Now test batteries (1 to 3 plus 7,8) plus one battery from the second group -- which will be three tests. If there are three bad batteries in group 2 then the device will work first time. If there are two bad batteries in group 2 then when you use the one good battery the device will work. If there is only one bad battery in group 2 then the device will not work for any of the three tests.

So if the device did not work in any of the second three test we know that there is exactly one bad battery in (1,2,3) and one bad battery in (4,5,6). So the other two bad batteries must be (7,8). We only have to identify a set of batteries that will work - we don't have to run a 7th test to prove it, and we know that using (1 to 6) will work.

While you might be lucky and find a combination that works before you have completed the 6 tests, we were asked to find the worst-case scenario.

We are looking for two bad batteries outside the torch. If it doesn’t light, at least one of the pair outside must be good. This is the information you get. We need to collect enough bits of information or exhaust all possibilities, collecting information is normally shorter.

Test 1:If we label the batteries a1 a2 b1 b2 c1 c2 d1 d2. Put in pairs a b and c in the torch. For worst case the torch doesn’t light till the last possible opportunity. No light so d1 and d2 cannot be two bad.

Test 2: Repeat leaving out pair c. No light therefore pair c must have at least one good

Test 3 and 4: Repeat leaving out pair b then pair a. None of the pairs can be 2 bad. Therefore all pairs must all be ‘one bad, one good’.

Test 5: Leave out a1 and b1, still no light a1,b1 can’t be 2 bad.

Test 6: leave out a2 and b2, still no light then a1 and b2 or a2 and b1 must be a pair of bad.

Test 7: leave out a1 and b2, no light, a2 and b1 must both be bad.

This is one more test than needed but you would have done it quicker than working out a shorter method.(best real life solution)

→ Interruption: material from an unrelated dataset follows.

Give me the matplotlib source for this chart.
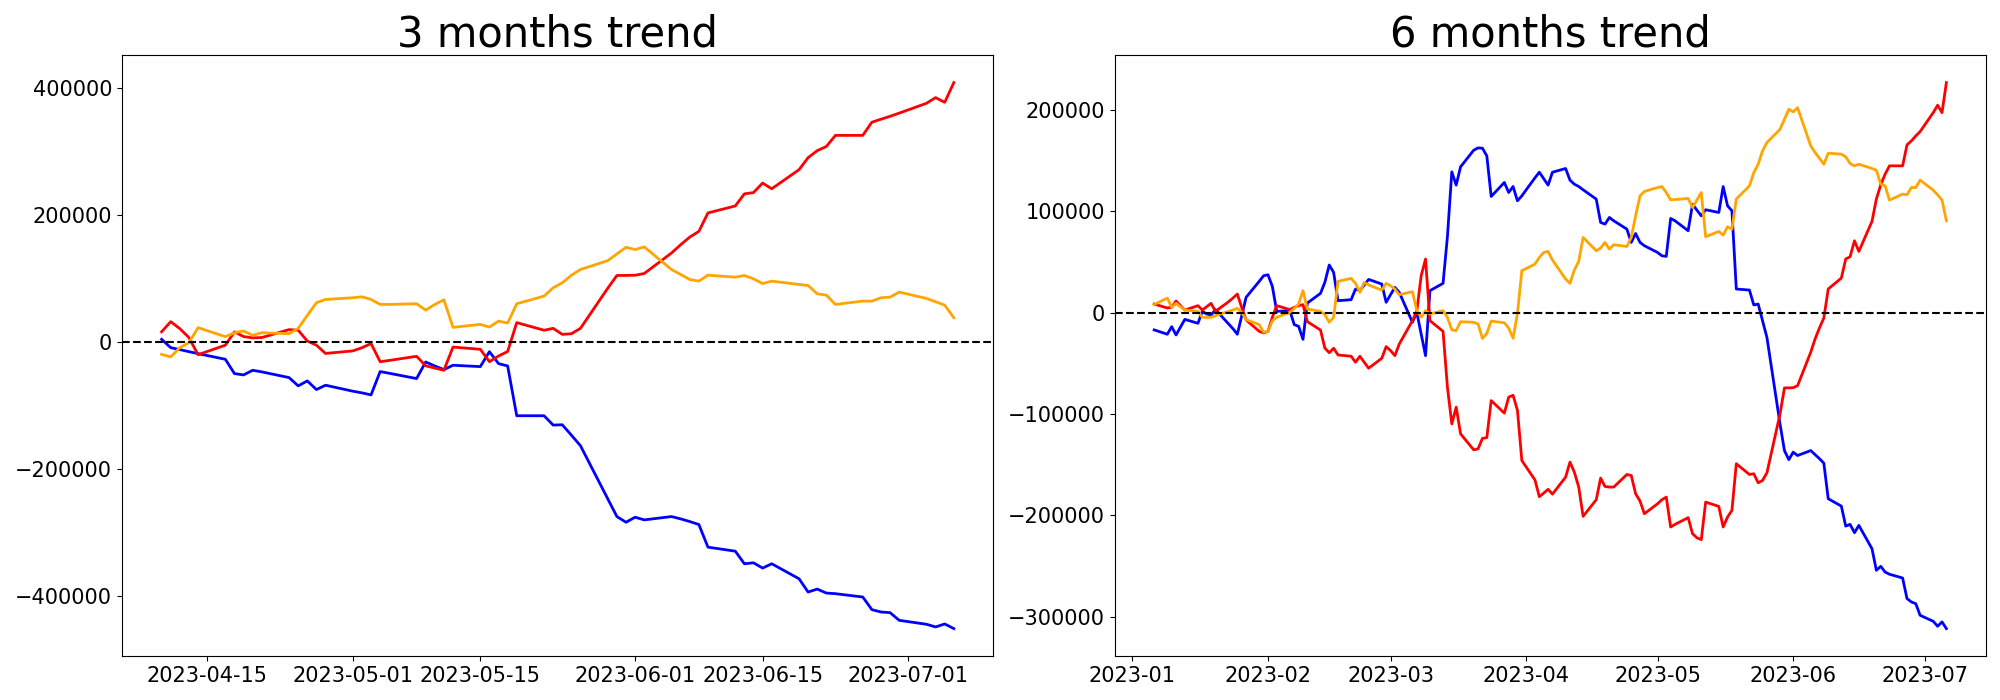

However having done test 3 you also know that there are at least 2 good batteries in the torch from set c and d so set a cannot be two good. Extra info, so either set b is 2 good or all sets are one each. (Test 4.1) a1 b1 left out and (test 5.1)a1 b2 left out , no light, we now know that a1 must be good, therefore a2 must be bad. (Test 6.1)a2 with b1 left out, no light, b2 must be bad. Light will therefore work with a2 and b2 left out. 6 tests, one conclusion.

It should be possible to calculate from the number of bits of information you need where you need to know 2 bits of info (2i) where i is knowing where one bad battery is. Each test gives you I think i/3 as it limits a pair from bad-bad or bad-good or good-good to only 2 of those options, but I will leave that idea to someone else.

Number the batteries 1-8. At any given time, six of the batteries are in the device, but we only need four good batteries to make it work. So to simplify the analysis, choose two of the batteries and just leave them in the device. If one or both are good, we'll find out relatively quickly. If both are bad, so be it - we're looking for "worst-case" scenario anyway.

Now test all possible combinations of the remaining six batteries in groups of four:

1,2,3,4
1,3,4,5
1,4,5,6
2,3,4,5
2,4,5,6
3,4,5,6

We're done: Some combination of these six batteries, plus batteries 7 and 8 always in the device, will make the device work.

I'd argue more than 6 tests are possible in the worst possible scenario. Picking at random 6 batteries half of which are duds you proceed to replace each battery with another dud after replacing each battery you know that the remaining battery must be charged and it can take a further 4 tries to replace a dud.